Exercise description: Leave out the pictures, and write out exactly the lines from the beginning of the material to the line holding "s.set_color('#333333')", that line included, and nothing else.

Data segment:

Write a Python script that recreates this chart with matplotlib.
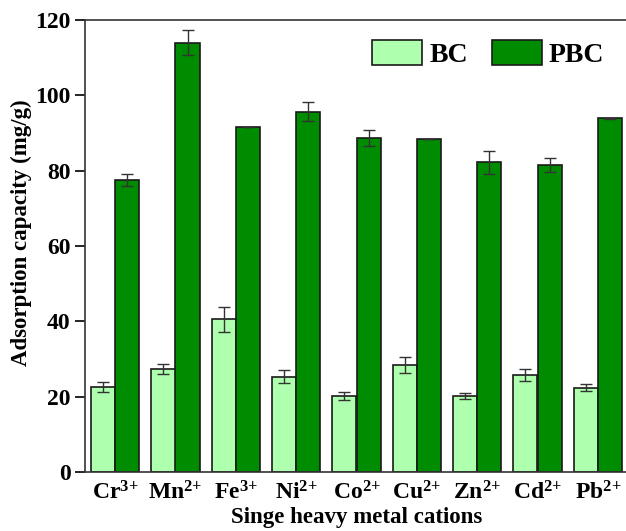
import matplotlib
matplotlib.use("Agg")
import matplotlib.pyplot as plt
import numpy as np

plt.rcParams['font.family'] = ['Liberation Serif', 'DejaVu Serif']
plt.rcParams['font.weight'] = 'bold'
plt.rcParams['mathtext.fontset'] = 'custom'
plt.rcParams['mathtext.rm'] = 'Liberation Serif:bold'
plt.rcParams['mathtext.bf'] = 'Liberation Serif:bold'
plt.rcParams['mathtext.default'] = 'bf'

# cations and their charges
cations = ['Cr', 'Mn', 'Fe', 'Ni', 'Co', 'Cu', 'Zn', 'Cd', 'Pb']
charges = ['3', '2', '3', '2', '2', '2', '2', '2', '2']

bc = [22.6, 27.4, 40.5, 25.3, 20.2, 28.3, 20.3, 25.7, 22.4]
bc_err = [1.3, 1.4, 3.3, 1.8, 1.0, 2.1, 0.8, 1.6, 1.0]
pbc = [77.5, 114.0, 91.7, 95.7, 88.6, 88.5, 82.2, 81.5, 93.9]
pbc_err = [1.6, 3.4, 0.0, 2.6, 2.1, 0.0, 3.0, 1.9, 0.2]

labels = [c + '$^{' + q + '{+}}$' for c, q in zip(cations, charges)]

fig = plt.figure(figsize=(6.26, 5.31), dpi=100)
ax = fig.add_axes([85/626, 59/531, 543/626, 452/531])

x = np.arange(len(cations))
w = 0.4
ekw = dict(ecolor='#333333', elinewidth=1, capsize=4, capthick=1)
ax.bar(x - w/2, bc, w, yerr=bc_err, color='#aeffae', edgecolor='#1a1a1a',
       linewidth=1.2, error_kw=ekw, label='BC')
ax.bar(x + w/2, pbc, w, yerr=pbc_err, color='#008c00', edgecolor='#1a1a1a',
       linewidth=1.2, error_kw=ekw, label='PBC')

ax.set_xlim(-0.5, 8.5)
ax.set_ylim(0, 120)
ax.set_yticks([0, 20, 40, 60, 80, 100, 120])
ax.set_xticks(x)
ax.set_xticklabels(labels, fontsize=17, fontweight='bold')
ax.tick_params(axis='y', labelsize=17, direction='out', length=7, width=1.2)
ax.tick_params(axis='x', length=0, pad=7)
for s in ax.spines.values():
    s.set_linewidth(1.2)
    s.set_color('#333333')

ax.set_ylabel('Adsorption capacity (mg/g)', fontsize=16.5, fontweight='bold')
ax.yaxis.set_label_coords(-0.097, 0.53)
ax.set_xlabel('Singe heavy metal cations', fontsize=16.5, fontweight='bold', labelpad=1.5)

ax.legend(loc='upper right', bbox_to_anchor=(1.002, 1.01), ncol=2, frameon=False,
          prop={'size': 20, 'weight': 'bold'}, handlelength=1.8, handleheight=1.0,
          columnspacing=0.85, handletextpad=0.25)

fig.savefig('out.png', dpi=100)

Exercise output:
Write a Python script that recreates this chart with matplotlib.
import matplotlib
matplotlib.use("Agg")
import matplotlib.pyplot as plt
import numpy as np

plt.rcParams['font.family'] = ['Liberation Serif', 'DejaVu Serif']
plt.rcParams['font.weight'] = 'bold'
plt.rcParams['mathtext.fontset'] = 'custom'
plt.rcParams['mathtext.rm'] = 'Liberation Serif:bold'
plt.rcParams['mathtext.bf'] = 'Liberation Serif:bold'
plt.rcParams['mathtext.default'] = 'bf'

# cations and their charges
cations = ['Cr', 'Mn', 'Fe', 'Ni', 'Co', 'Cu', 'Zn', 'Cd', 'Pb']
charges = ['3', '2', '3', '2', '2', '2', '2', '2', '2']

bc = [22.6, 27.4, 40.5, 25.3, 20.2, 28.3, 20.3, 25.7, 22.4]
bc_err = [1.3, 1.4, 3.3, 1.8, 1.0, 2.1, 0.8, 1.6, 1.0]
pbc = [77.5, 114.0, 91.7, 95.7, 88.6, 88.5, 82.2, 81.5, 93.9]
pbc_err = [1.6, 3.4, 0.0, 2.6, 2.1, 0.0, 3.0, 1.9, 0.2]

labels = [c + '$^{' + q + '{+}}$' for c, q in zip(cations, charges)]

fig = plt.figure(figsize=(6.26, 5.31), dpi=100)
ax = fig.add_axes([85/626, 59/531, 543/626, 452/531])

x = np.arange(len(cations))
w = 0.4
ekw = dict(ecolor='#333333', elinewidth=1, capsize=4, capthick=1)
ax.bar(x - w/2, bc, w, yerr=bc_err, color='#aeffae', edgecolor='#1a1a1a',
       linewidth=1.2, error_kw=ekw, label='BC')
ax.bar(x + w/2, pbc, w, yerr=pbc_err, color='#008c00', edgecolor='#1a1a1a',
       linewidth=1.2, error_kw=ekw, label='PBC')

ax.set_xlim(-0.5, 8.5)
ax.set_ylim(0, 120)
ax.set_yticks([0, 20, 40, 60, 80, 100, 120])
ax.set_xticks(x)
ax.set_xticklabels(labels, fontsize=17, fontweight='bold')
ax.tick_params(axis='y', labelsize=17, direction='out', length=7, width=1.2)
ax.tick_params(axis='x', length=0, pad=7)
for s in ax.spines.values():
    s.set_linewidth(1.2)
    s.set_color('#333333')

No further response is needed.